Riceviamo e pubblichiamo.
Aggiornamento: Apprendiamo da Olga, da qualche settimana finalmente fuori da quelle maledette mura, che R. è stata trasferita nel carcere di Rebibbia. Al momento non sappiamo i motivi del trasferimento, potremmo fare numerose supposizioni ma, in attesa di ulteriori novità, quel che è certo è ancora una volta lo Stato infame che non tutela nessunx e non fa che spostare da un carcere all’altro, da un inferno all’altro, chi prova a ribellarsi alla violenza e lottare per la propria libertà.
R. è una ragazza di 17 anni assolutamente consapevole della violenza che lo stato sta agendo su di lei: per questo ha deciso di ribellarsi e raccontare la sua storia.
Ha 10 anni quando scappa con la madre dall’Ucraina e arriva in Italia. Qui frequenta le scuole nonostante i trasferimenti in varie città. A Brescia la madre trova un compagno che negli anni si dimostra autoritario e violento, tanto nei confronti della madre, alla quale impedisce anche di uscire di casa, quanto nei confronti di R. a cui viene anche impedito di vedere la madre.
R. è ancora minorenne, ma decide comunque che questa situazione non è più sopportabile: cerca allora di convincere la madre ad allontanarsi dal compagno e, quando questa si rifiuta, scappa di casa, riprendendosi libertà e indipendenza.
In questo periodo, dopo una rissa in cui lei non era direttamente coinvolta, viene convocata insieme a un’amica in questura per testimoniare ed entrambe vengono recluse in carcere per qualche giorno. L’amica di R. ha il passaporto ed è maggiorenne, ma non ha il permesso di soggiorno e dopo breve viene rimpatriata verso l’Ucraina. R. non ha i documenti con sé, e dopo 4 giorni viene rilasciata con un foglio di via.
Dopo qualche tempo si ritrova nuovamente tra le mani degli sbirri in questura. Lì viene tenuta in cella per due giorni senza che le venga nemmeno comunicato il motivo. Non le vengono dati né cibo né acqua; R. non ha con sé nulla, non un cellulare, non un assorbente, non un cambio, ha solo il certificato di nascita che però senza foto non basta come documento di riconoscimento. Iniziano gli interrogatori durante i quali, ammanettata alla sedia, subisce violenze da parte degli agenti, tanto che alcuni di loro intervengono per evitare che la cosa degeneri. R. non ci sta e nella cella si ribella a gran voce. Viene denunciata per danneggiamento aggravato perché accusata della rottura di una telecamera. Quindi è trasferita al CIE di Ponte Galeria. Solo una volta lì capisce dove è stata portata e cosa comporta e che, in quanto minorenne, in quel posto non ci potrebbe proprio stare. Cerca di contattare la madre in tutti i modi per farsi mandare il passaporto ma, ancora una volta, l’uomo non permette alle due donne di avere contatti e si rifiuta di aiutarla: “sei andata via, mo stai lì, magari quel posto ti raddrizza” le dice al telefono.

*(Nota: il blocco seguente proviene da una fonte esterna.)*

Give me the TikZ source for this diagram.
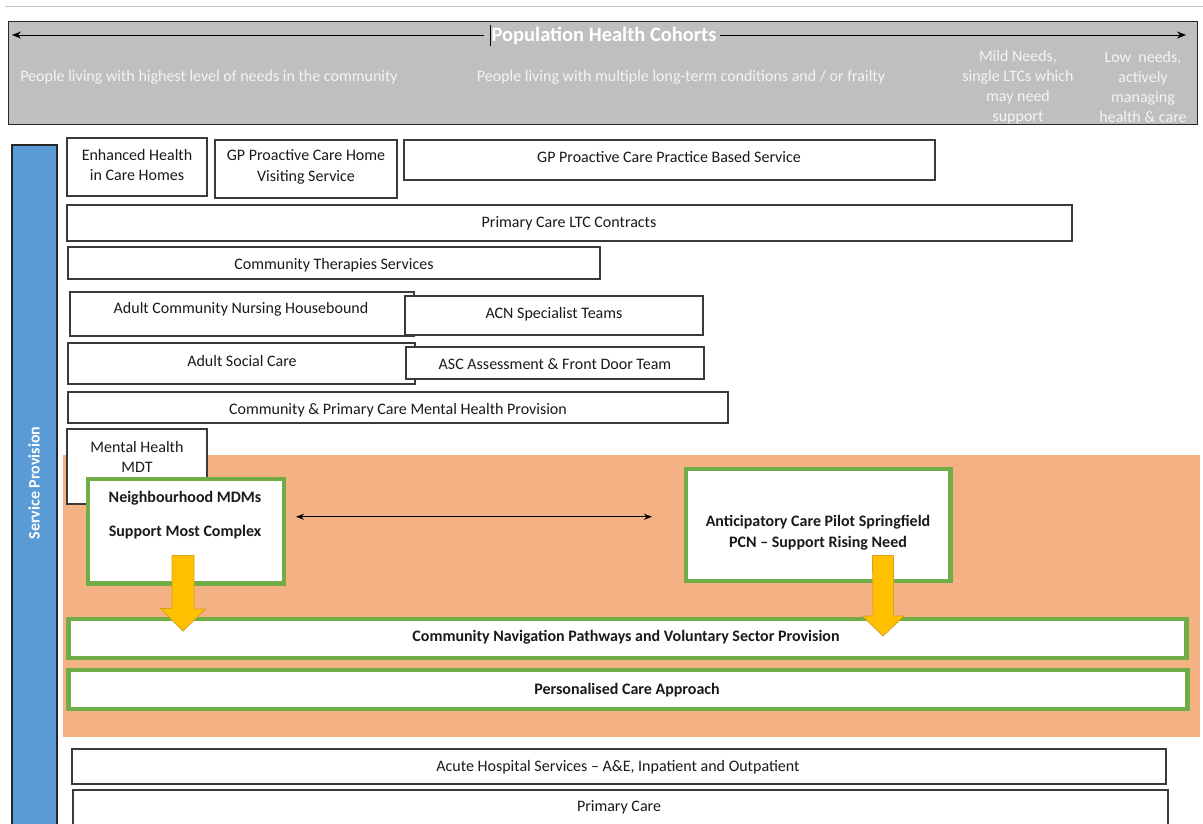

R. sa bene come tenere la schiena dritta e non si piega nemmeno di fronte ai controlli e alle perquisizioni delle guardie che per punirla sequestrano ogni oggetto che possa in qualche modo rappresentare autonomia, cura di sé o distrarla dall’oppressione di quel posto: specchi, pettini, accendini e persino le casse della musica, tutto è potenzialmente pericoloso e le viene quindi confiscato. Come in ogni carcere, nel lager di Ponte Galeria la spersonalizzazione delle detenute si attua anche attraverso il sequestro degli oggetti personali.
Ma questo non basta. La violenza dello stato agisce perfino nel supporre che la difficoltà di contattare e ricevere aiuto dalla madre, a causa della presenza di un compagno violento e possessivo,sia falsa, quindi la giudice non le crede, ritenendo impossibile che una famiglia neghi aiuto alla propria figlia: le viene così prolungata la detenzione ad altri 60 giorni per il mancato riconoscimento della minore età.
La storia di R. ci appare emblematica per aprire una riflessione su come la famiglia e i rapporti di potere che si generano al suo interno vengano usati come strumento di dominazione e controllo da parte dello stato patriarcale.
Infatti, la narrazione che fa R. fa della sua esperienza davanti ai giudici non viene ritenuta credibile perché questo comporterebbe la messa in discussione dell’idea di famiglia nucleare da fiction, unico luogo di protezione e cura, su cui lo stato stesso basa le sue fondamenta.
Ancora una volta, le pratiche liberticide dello stato puniscono, imprigionano e negano l’autodeterminazione delle singole persone.